There are a lot of ways to get the cached version of the trashed file (like @abjerner already noted in https://github.com/umbraco/Umbraco-CMS/issues/2931#issuecomment-419243885), so just make sure to delete the file from the recycle bin if you don't want it accessible from your website.

With the current GDPR rules, you're even required to report a data breach if the file contains confidential/personal information, so only deleting it isn't enough anyway. Having to also delete it from the recycle bin is then a very simple action to perform...

melvinvanrookhuizen commented 3 years ago

@nul800sebastiaan This issue persists in 8.9, but with some remarks.The image link is both accessible in Recycle bin and even after delete in recycle bin. Tested against cache and several browsers.

1 - Recycle bin : the file can be found under the complete url with anchor and sizes. Changing the size in the url works. Removing al variables from the url also works. The image shows in original size

  1. After delete : the file can only be found with the complete link, including all original variables. When changing sizes or crop in url makes it throw an error. Trying to access the original image without any of the variables, also make the item crash.

In both cases it should not be accessible from outside.

ronaldbarendse commented 3 years ago

@melvinvanrookhuizen Moving the media item to the recycle bin doesn't delete the file, so 1 is correct and expected behaviour. Deleting the media item will remove the original file, so 2 is also correct, but has some unexpected behavior for images: ImageProcessor stores the processed images and these are aggressively cached on the server to minimize disk I/O (e.g. having to check whether the original and the processed/cached images exist).

It might be possible for Umbraco to invalidate/delete the cached ImageProcessor images when the file is deleted or have ImageProcessor add an additional check whether the original image exists (causing a performance hit). When using a cloud based cache (like Azure Blob Storage or S3), the additional check will probably cause an even bigger performance hit. If you're using a CDN, this gets even more complicated, as you'd also need to purge the path of the original image file...

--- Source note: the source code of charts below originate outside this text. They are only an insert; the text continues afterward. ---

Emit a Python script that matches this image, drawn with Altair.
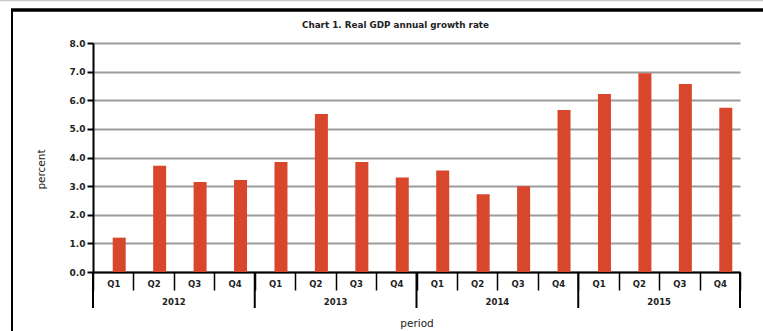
import altair as alt
import pandas as pd

# Real GDP annual growth rate, percent, by quarter
years = ["2012", "2013", "2014", "2015"]
quarters = ["Q1", "Q2", "Q3", "Q4"]
growth = [1.20, 3.71, 3.14, 3.21,
          3.84, 5.52, 3.84, 3.30,
          3.55, 2.72, 3.00, 5.66,
          6.22, 6.94, 6.57, 5.74]
y_ticks = [0, 1, 2, 3, 4, 5, 6, 7, 8]
chart_title = "Chart 1. Real GDP annual growth rate"

periods = [f"{y} {q}" for y in years for q in quarters]
bars_df = pd.DataFrame({"period": periods, "growth": growth})
# first quarter of each year marks the left edge of the year's group
year_start_df = pd.DataFrame({"period": [f"{y} Q1" for y in years]})
# year label sits on the boundary between Q2 and Q3
year_label_df = pd.DataFrame({"period": [f"{y} Q3" for y in years], "year": years})
year_end_df = pd.DataFrame({"period": [periods[-1]]})
frame_df = pd.DataFrame({"k": [0]})
title_df = pd.DataFrame({"text": [chart_title]})

W, H = 647, 229
FONT = "DejaVu Sans"
INK = "#222222"

x_scale = alt.Scale(domain=periods, paddingInner=0, paddingOuter=0)

bars = alt.Chart(bars_df).mark_bar(color="#D8462C", size=13, xOffset=6).encode(
    x=alt.X(
        "period:N", scale=x_scale, sort=periods,
        axis=alt.Axis(
            title="period", labelExpr="split(datum.value, ' ')[1]", labelAngle=0,
            tickBand="extent", tickSize=18, tickWidth=1.5, tickColor="black",
            domainColor="black", domainWidth=2, labelPadding=-11,
            labelFont=FONT, labelFontSize=8.5, labelFontWeight="bold", labelColor=INK,
            titleFont=FONT, titleFontSize=10.5, titleFontWeight="normal", titleColor=INK,
            titleY=51, titleBaseline="middle", grid=False,
        ),
    ),
    y=alt.Y(
        "growth:Q", scale=alt.Scale(domain=[0, 8], nice=False),
        axis=alt.Axis(
            title="percent", values=y_ticks, format=".1f",
            tickSize=6, tickWidth=2, tickColor="black",
            domainColor="black", domainWidth=2,
            grid=True, gridColor="#9b9b9b", gridWidth=2,
            labelFont=FONT, labelFontSize=9, labelFontWeight="bold", labelColor=INK,
            labelPadding=2,
            titleFont=FONT, titleFontSize=10.5, titleFontWeight="normal", titleColor=INK,
            titleX=-52, titleY=126, titleAngle=270, titleBaseline="middle", titleAlign="center",
        ),
    ),
)

year_lines = alt.Chart(year_start_df).mark_rule(color="black", strokeWidth=2).encode(
    x=alt.X("period:N", scale=x_scale, bandPosition=0),
    y=alt.value(H), y2=alt.value(H + 36),
)

end_line = alt.Chart(year_end_df).mark_rule(color="black", strokeWidth=2).encode(
    x=alt.X("period:N", scale=x_scale, bandPosition=1),
    y=alt.value(H), y2=alt.value(H + 36),
)

year_labels = alt.Chart(year_label_df).mark_text(
    font=FONT, fontSize=8.5, fontWeight="bold", color=INK, baseline="middle"
).encode(
    x=alt.X("period:N", scale=x_scale, bandPosition=0),
    y=alt.value(H + 30),
    text="year:N",
)

# chart heading inside the frame
heading = alt.Chart(title_df).mark_text(
    font=FONT, fontSize=8.8, fontWeight="bold", color=INK, baseline="middle", align="center"
).encode(
    x=alt.value(W / 2 - 21), y=alt.value(-18), text="text:N"
)

# page frame around the chart
top_gray = alt.Chart(frame_df).mark_rule(color="#c8c8c8", strokeWidth=1.5).encode(
    x=alt.value(-93), x2=alt.value(W + 23), y=alt.value(-42.5)
)
top_black = alt.Chart(frame_df).mark_rule(color="black", strokeWidth=3.5).encode(
    x=alt.value(-82), x2=alt.value(W + 23), y=alt.value(-33)
)
left_edge = alt.Chart(frame_df).mark_rule(color="black", strokeWidth=2).encode(
    x=alt.value(-81), y=alt.value(-33), y2=alt.value(H + 59)
)

chart = alt.layer(
    top_gray, top_black, left_edge, heading, bars, year_lines, end_line, year_labels
).properties(
    width=W, height=H,
    padding={"left": 93, "top": 43, "right": 23, "bottom": 59},
    autosize="none",
    background="white",
).configure_view(stroke=None)

chart.save("out.html", embed_options={"renderer": "svg", "actions": False})
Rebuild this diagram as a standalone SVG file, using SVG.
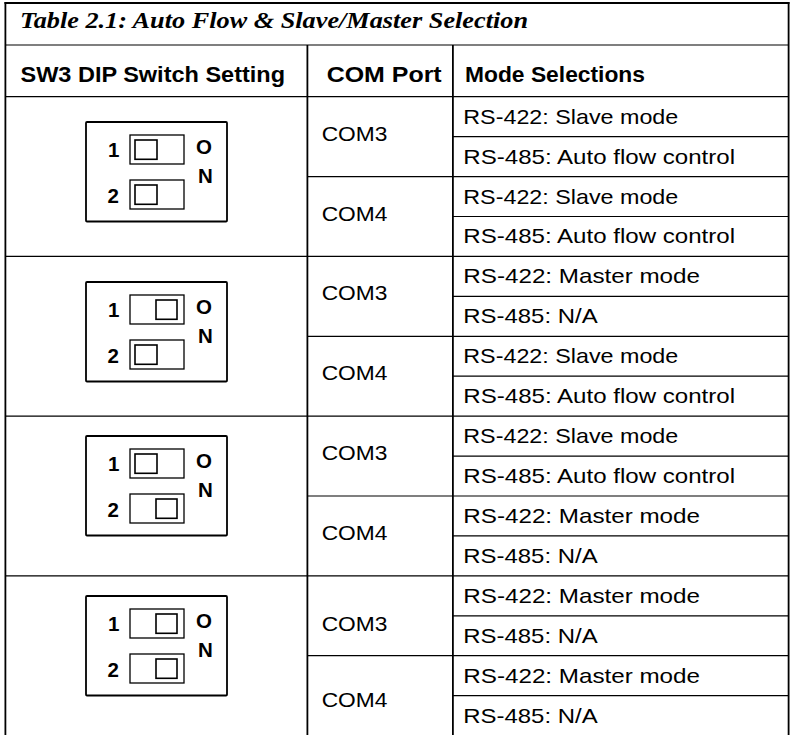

Anyway, you can always remove/clean the ImageProcessor cache manually (App_Data\cache by default for the DiskCache) or wait the configured maxDays if cache trimming is enabled.

nikcio commented 1 year ago

Hello everyone. Isn't it time to solve this problem? 😄 I've read through the issue and what seems to be the common denominator in the solutions discussed is that the file will still be available either in the cache or via the new filename. But can't we add middleware to return 404 on known deleted media files?

I've made a POC of this solution here: https://github.com/nikcio/Umbraco-CMS/commit/384f67c793783bfc6f0b0c629e02d344548bda7c

It works by adding .deleted to the file name and then returning 404 on media requests ending in .deleted making it impossible to fetch the trashed media file. This could maybe be extended to allow backoffice requests to fetch the image but I haven't been able to find a solid way to check if the image request is coming from a logged-in backoffice user. I've tested the solution a bit and it seems to be working but I don't have the time to truly test it and make sure it works in all scenarios so if anyone has spare time feel free to use the POC to create a production-ready implementation and add it to a PR. 😉

Note: The extra middleware has to come before ImageSharp to avoid the ImageSharp cache to fetch the media file.

chrisrandledev commented 2 months ago

There are still users with this issue.

Objectively, I understand that Recycle Bin is just a folder, so perhaps media should be accessible from within, but it would be beneficial if there was an appsetting to change the file extension to .deleted as per nikcio's nice solution.